[Directions]: Starting at the first line of the data, please print exactly those lines through the one that holds "const X_TITLE = 'Simulation", omitting every picture.

------ Recorded information ------

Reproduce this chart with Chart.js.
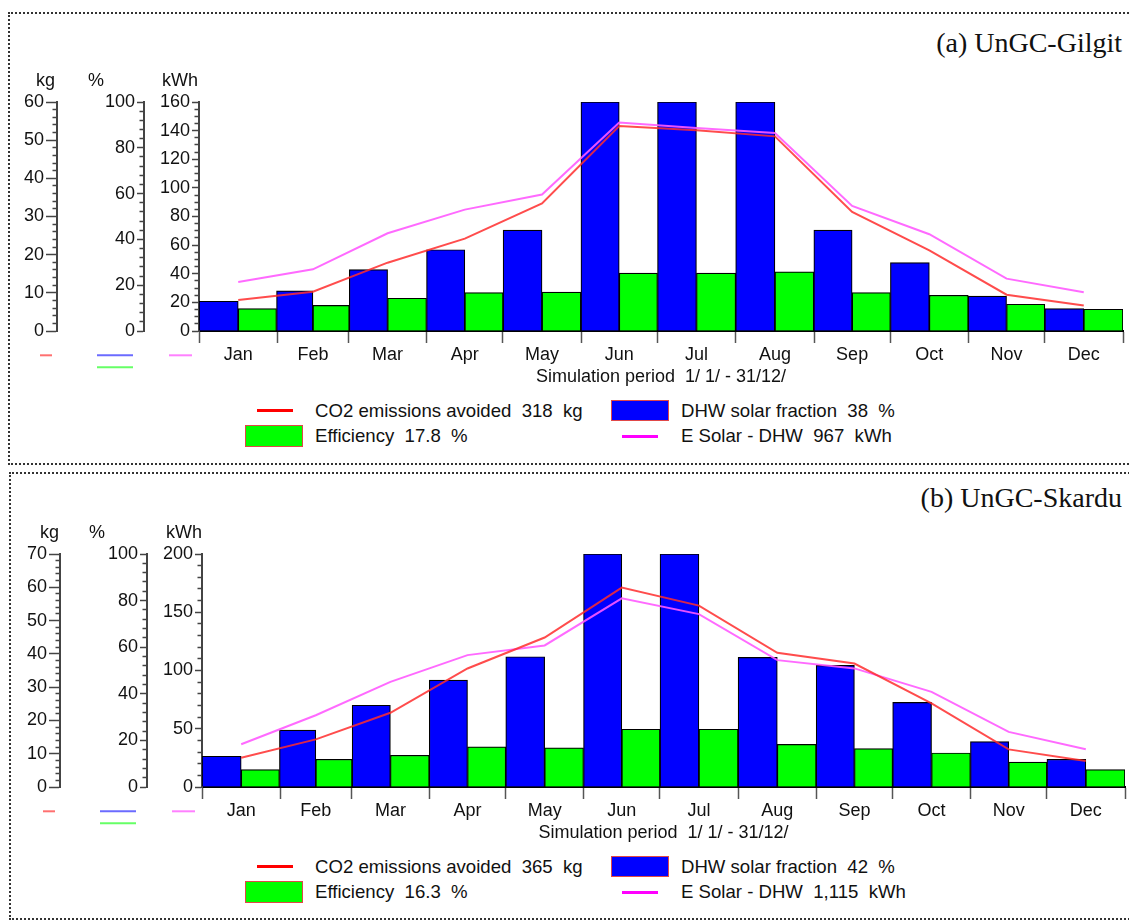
<!DOCTYPE html>
<html>
<head>
<meta charset="utf-8">
<script src="https://cdn.jsdelivr.net/npm/chart.js@4.4.1/dist/chart.umd.min.js"></script>
<style>
  html, body { margin:0; padding:0; background:#fff; width:1129px; height:921px; overflow:hidden;
    font-family:"Liberation Sans", Arial, sans-serif; }
  .panel { position:absolute; border:2px dotted #333; box-sizing:border-box; }
  canvas { position:absolute; left:0; }
  .title { position:absolute; right:7px; font-family:"Liberation Serif","Times New Roman",serif;
    font-size:28px; line-height:32px; color:#111; white-space:nowrap; }
  .leg { position:absolute; font-size:18.6px; line-height:22px; color:#111; white-space:pre; }
  .sw-line { position:absolute; height:3px; }
  .sw-box { position:absolute; box-sizing:border-box; border:1px solid #e04848; }
</style>
</head>
<body>
<div class="panel" style="left:8px;top:12px;width:1140px;height:453px;"></div>
<div class="panel" style="left:9px;top:472px;width:1140px;height:448px;"></div>

<div class="title" style="top:27px;">(a) UnGC-Gilgit</div>
<div class="title" style="top:482px;">(b) UnGC-Skardu</div>

<canvas id="chartA" width="1129" height="331" style="top:60px;width:1129px;height:331px;"></canvas>
<canvas id="chartB" width="1129" height="327" style="top:520px;width:1129px;height:327px;"></canvas>

<div id="legendA"></div>
<div id="legendB"></div>

<script>
// ---------- shared categories ----------
const MONTHS = ['Jan','Feb','Mar','Apr','May','Jun','Jul','Aug','Sep','Oct','Nov','Dec'];
const DAYS_IN_MONTH = [31,28,31,30,31,30,31,31,30,31,30,31];
const UNIT_LABELS = ['kg', '%', 'kWh'];
const X_TITLE = 'Simulation period  1/ 1/ - 31/12/';

// ---------- (a) UnGC-Gilgit ----------
const titleA = '(a) UnGC-Gilgit';
const solarFractionA = [13.0, 17.5, 26.8, 35.5, 44.1, 100, 100, 100, 44.1, 29.9, 15.2, 9.8];   // %
const efficiencyA    = [9.8, 11.2, 14.3, 16.8, 17.0, 25.3, 25.3, 25.8, 16.8, 15.6, 11.7, 9.5];   // %
const co2A           = [8.1, 10.3, 17.9, 24.2, 33.4, 53.7, 52.6, 51.0, 31.2, 21.1, 9.5, 6.7];    // kg
const eSolarA        = [34.2, 43.1, 68.3, 84.8, 95.3, 145.6, 141.9, 138.4, 87.4, 67.6, 36.6, 27.0]; // kWh
const kgTicksA  = [0, 10, 20, 30, 40, 50, 60];
const pctTicksA = [0, 20, 40, 60, 80, 100];
const kwhTicksA = [0, 20, 40, 60, 80, 100, 120, 140, 160];
const minorStepsA = { kg: 2, pct: 4, kwh: 5 };
const legendA = ['CO2 emissions avoided  318  kg', 'DHW solar fraction  38  %',
                 'Efficiency  17.8  %', 'E Solar - DHW  967  kWh'];

// ---------- (b) UnGC-Skardu ----------
const titleB = '(b) UnGC-Skardu';
const solarFractionB = [13.2, 24.4, 35.1, 45.9, 55.9, 100, 100, 55.6, 52.2, 36.3, 19.5, 11.9];
const efficiencyB    = [7.5, 11.9, 13.6, 17.2, 16.8, 24.8, 24.8, 18.3, 16.5, 14.6, 10.7, 7.5];
const co2B           = [8.8, 14.3, 22.3, 35.6, 44.9, 59.9, 54.5, 40.3, 37.1, 25.1, 11.3, 7.8];
const eSolarB        = [36.7, 61.6, 90.2, 113.2, 121.5, 161.9, 148.4, 108.9, 101.8, 81.7, 47.3, 32.4];
const kgTicksB  = [0, 10, 20, 30, 40, 50, 60, 70];
const pctTicksB = [0, 20, 40, 60, 80, 100];
const kwhTicksB = [0, 50, 100, 150, 200];
const minorStepsB = { kg: 2, pct: 4, kwh: 10 };
const legendB = ['CO2 emissions avoided  365  kg', 'DHW solar fraction  42  %',
                 'Efficiency  16.3  %', 'E Solar - DHW  1,115  kWh'];

// ---------- calendar geometry (days) ----------
const monthStart = [];
{ let acc = 0; for (const d of DAYS_IN_MONTH) { monthStart.push(acc); acc += d; } }
const YEAR_DAYS = DAYS_IN_MONTH.reduce((a, b) => a + b, 0);
const monthMid = monthStart.map((s, i) => s + DAYS_IN_MONTH[i] / 2);
const monthBounds = monthStart.concat([YEAR_DAYS]);

const FONT = '"Liberation Sans", Arial, sans-serif';
const COL = { red: 'rgba(255,45,45,0.85)', mag: 'rgba(255,90,255,0.9)', blue: '#0000ff', green: '#00ff00' };

function barData(values, firstHalf) {
  const out = [];
  values.forEach((v, i) => {
    const s = monthStart[i], d = DAYS_IN_MONTH[i];
    out.push({ x: s + d / 4, y: firstHalf ? v : null });
    out.push({ x: s + 3 * d / 4, y: firstHalf ? null : v });
  });
  return out;
}
function lineData(values) { return values.map((v, i) => ({ x: monthMid[i], y: v })); }

function yAxis(majors, minor, weight, width, tickLen) {
  const majorStep = majors[1] - majors[0];
  return {
    type: 'linear', position: 'left', weight: weight,
    min: majors[0], max: majors[majors.length - 1],
    afterBuildTicks: (scale) => {
      const n = Math.round((scale.max - scale.min) / minor);
      const t = [];
      for (let k = 0; k <= n; k++) t.push({ value: scale.min + k * minor });
      scale.ticks = t;
    },
    afterFit: (scale) => { scale.width = width; },
    border: { display: true, color: '#444', width: 2 },
    grid: {
      drawOnChartArea: false, drawTicks: true, tickLength: tickLen, tickWidth: 1.5, tickColor: '#444',
      tickBorderDash: (ctx) => (Math.abs(ctx.tick.value % majorStep) < 1e-6) ? [] : [0, tickLen - 4.5, 6, 0]
    },
    ticks: {
      autoSkip: false, padding: 2, color: '#111', font: { size: 18, family: FONT },
      callback: (v) => (Math.abs(v % majorStep) < 1e-6) ? String(v) : ''
    }
  };
}

const axisDecor = {
  id: 'axisDecor',
  afterDraw(chart, args, opts) {
    const ctx = chart.ctx, top = chart.chartArea.top, bottom = chart.chartArea.bottom;
    ctx.save();
    ctx.font = '18px ' + FONT;
    ctx.fillStyle = '#111';
    ctx.textBaseline = 'middle';
    opts.items.forEach((u, i) => {
      const s = chart.scales[u.axis];
      ctx.textAlign = u.align;
      ctx.fillText(UNIT_LABELS[i], u.align === 'right' ? s.right + u.dx : s.left + u.dx, top - 21);
      u.marks.forEach(m => {
        ctx.strokeStyle = m.color; ctx.lineWidth = 2;
        ctx.beginPath();
        ctx.moveTo(s.left + m.x0, bottom + m.dy); ctx.lineTo(s.left + m.x1, bottom + m.dy);
        ctx.stroke();
      });
    });
    ctx.restore();
  }
};

function makeChart(id, d) {
  const barOpts = { borderColor: '#000', borderWidth: 1.2, borderSkipped: 'start', barThickness: 'flex',
                    categoryPercentage: 1, barPercentage: 1, skipNull: true, order: 1,
                    yAxisID: 'pct', xAxisID: 'x' };
  return new Chart(document.getElementById(id), {
    type: 'bar',
    data: {
      datasets: [
        { type: 'line', label: d.legend[0], data: lineData(d.co2), yAxisID: 'kg', xAxisID: 'x',
          borderColor: COL.red, borderWidth: 2, pointRadius: 0, tension: 0, order: 0 },
        { type: 'line', label: d.legend[3], data: lineData(d.eSolar), yAxisID: 'kwh', xAxisID: 'x',
          borderColor: COL.mag, borderWidth: 2, pointRadius: 0, tension: 0, order: 0 },
        Object.assign({ label: d.legend[1], data: barData(d.solar, true), backgroundColor: COL.blue }, barOpts),
        Object.assign({ label: d.legend[2], data: barData(d.eff, false), backgroundColor: COL.green }, barOpts)
      ]
    },
    options: {
      responsive: false, animation: false, devicePixelRatio: 1,
      layout: { padding: { top: d.padTop, right: d.padRight, bottom: 0, left: 0 } },
      plugins: { legend: { display: false }, tooltip: { enabled: false }, axisDecor: { items: d.decor } },
      scales: {
        x: {
          type: 'linear', position: 'bottom', min: 0, max: YEAR_DAYS, offset: false,
          afterBuildTicks: (scale) => {
            const vals = monthBounds.concat(monthMid).sort((a, b) => a - b);
            scale.ticks = vals.map(v => ({ value: v }));
          },
          afterFit: (scale) => { scale.height = 60; },
          border: { display: true, color: '#000', width: 2 },
          grid: {
            offset: false, drawOnChartArea: false, drawTicks: true, tickLength: 12, tickWidth: 1.5,
            tickColor: (ctx) => monthBounds.some(b => Math.abs(b - ctx.tick.value) < 1e-6) ? '#555' : 'rgba(0,0,0,0)'
          },
          ticks: {
            autoSkip: false, maxRotation: 0, padding: 1.5, color: '#111', font: { size: 18, family: FONT },
            callback: (v) => { const i = monthMid.findIndex(m => Math.abs(m - v) < 1e-6); return i >= 0 ? MONTHS[i] : ''; }
          },
          title: { display: true, text: X_TITLE, color: '#111', font: { size: 18, family: FONT },
                   padding: { top: 0, bottom: 3 } }
        },
        kg:  yAxis(d.kgTicks,  d.minor.kg,  3, d.w[0], 11),
        pct: yAxis(d.pctTicks, d.minor.pct, 2, d.w[1], 7),
        kwh: yAxis(d.kwhTicks, d.minor.kwh, 1, d.w[2], 7)
      }
    },
    plugins: [axisDecor]
  });
}

function marksFor() {
  return [
    [{ color: '#ff7070', x0: 0, x1: 0, dy: 24.3 }],
    [{ color: '#6b6bff', x0: 40, x1: 76, dy: 24.3 }, { color: '#66ff66', x0: 40, x1: 76, dy: 36.3 }],
    [{ color: '#ff80ff', x0: 25, x1: 48, dy: 24.3 }]
  ];
}

const mA = marksFor(); mA[0][0].x0 = 40; mA[0][0].x1 = 52;
makeChart('chartA', {
  co2: co2A, eSolar: eSolarA, solar: solarFractionA, eff: efficiencyA, legend: legendA,
  kgTicks: kgTicksA, pctTicks: pctTicksA, kwhTicks: kwhTicksA, minor: minorStepsA,
  padTop: 42, padRight: 6, w: [57, 87, 55],
  decor: [
    { axis: 'kg', align: 'right', dx: -2, marks: mA[0] },
    { axis: 'pct', align: 'left', dx: 31, marks: mA[1] },
    { axis: 'kwh', align: 'right', dx: -1, marks: mA[2] }
  ]
});

const mB = marksFor(); mB[0][0].x0 = 43; mB[0][0].x1 = 55;
makeChart('chartB', {
  co2: co2B, eSolar: eSolarB, solar: solarFractionB, eff: efficiencyB, legend: legendB,
  kgTicks: kgTicksB, pctTicks: pctTicksB, kwhTicks: kwhTicksB, minor: minorStepsB,
  padTop: 34, padRight: 4, w: [60, 87, 55],
  decor: [
    { axis: 'kg', align: 'right', dx: -1, marks: mB[0] },
    { axis: 'pct', align: 'left', dx: 29, marks: mB[1] },
    { axis: 'kwh', align: 'right', dx: 0, marks: mB[2] }
  ]
});

// ---------- HTML legends ----------
function buildLegend(elId, texts, rowY) {
  const el = document.getElementById(elId);
  const r1 = rowY, r2 = rowY + 25.5;
  el.innerHTML =
    `<div class="sw-line" style="left:257px;top:${r1 - 1.5}px;width:36px;background:#ff0000"></div>` +
    `<div class="leg" style="left:315px;top:${r1 - 11}px">${texts[0]}</div>` +
    `<div class="sw-box" style="left:611px;top:${r1 - 10.5}px;width:58px;height:21px;background:${COL.blue}"></div>` +
    `<div class="leg" style="left:681px;top:${r1 - 11}px">${texts[1]}</div>` +
    `<div class="sw-box" style="left:245px;top:${r2 - 11}px;width:58px;height:22px;background:${COL.green}"></div>` +
    `<div class="leg" style="left:315px;top:${r2 - 11}px">${texts[2]}</div>` +
    `<div class="sw-line" style="left:622px;top:${r2 - 1.5}px;width:36px;background:#ff00ff"></div>` +
    `<div class="leg" style="left:681px;top:${r2 - 11}px">${texts[3]}</div>`;
}
buildLegend('legendA', legendA, 410.7);
buildLegend('legendB', legendB, 866.7);
</script>
</body>
</html>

------

[Correct answer]:
Reproduce this chart with Chart.js.
<!DOCTYPE html>
<html>
<head>
<meta charset="utf-8">
<script src="https://cdn.jsdelivr.net/npm/chart.js@4.4.1/dist/chart.umd.min.js"></script>
<style>
  html, body { margin:0; padding:0; background:#fff; width:1129px; height:921px; overflow:hidden;
    font-family:"Liberation Sans", Arial, sans-serif; }
  .panel { position:absolute; border:2px dotted #333; box-sizing:border-box; }
  canvas { position:absolute; left:0; }
  .title { position:absolute; right:7px; font-family:"Liberation Serif","Times New Roman",serif;
    font-size:28px; line-height:32px; color:#111; white-space:nowrap; }
  .leg { position:absolute; font-size:18.6px; line-height:22px; color:#111; white-space:pre; }
  .sw-line { position:absolute; height:3px; }
  .sw-box { position:absolute; box-sizing:border-box; border:1px solid #e04848; }
</style>
</head>
<body>
<div class="panel" style="left:8px;top:12px;width:1140px;height:453px;"></div>
<div class="panel" style="left:9px;top:472px;width:1140px;height:448px;"></div>

<div class="title" style="top:27px;">(a) UnGC-Gilgit</div>
<div class="title" style="top:482px;">(b) UnGC-Skardu</div>

<canvas id="chartA" width="1129" height="331" style="top:60px;width:1129px;height:331px;"></canvas>
<canvas id="chartB" width="1129" height="327" style="top:520px;width:1129px;height:327px;"></canvas>

<div id="legendA"></div>
<div id="legendB"></div>

<script>
// ---------- shared categories ----------
const MONTHS = ['Jan','Feb','Mar','Apr','May','Jun','Jul','Aug','Sep','Oct','Nov','Dec'];
const DAYS_IN_MONTH = [31,28,31,30,31,30,31,31,30,31,30,31];
const UNIT_LABELS = ['kg', '%', 'kWh'];
const X_TITLE = 'Simulation period  1/ 1/ - 31/12/';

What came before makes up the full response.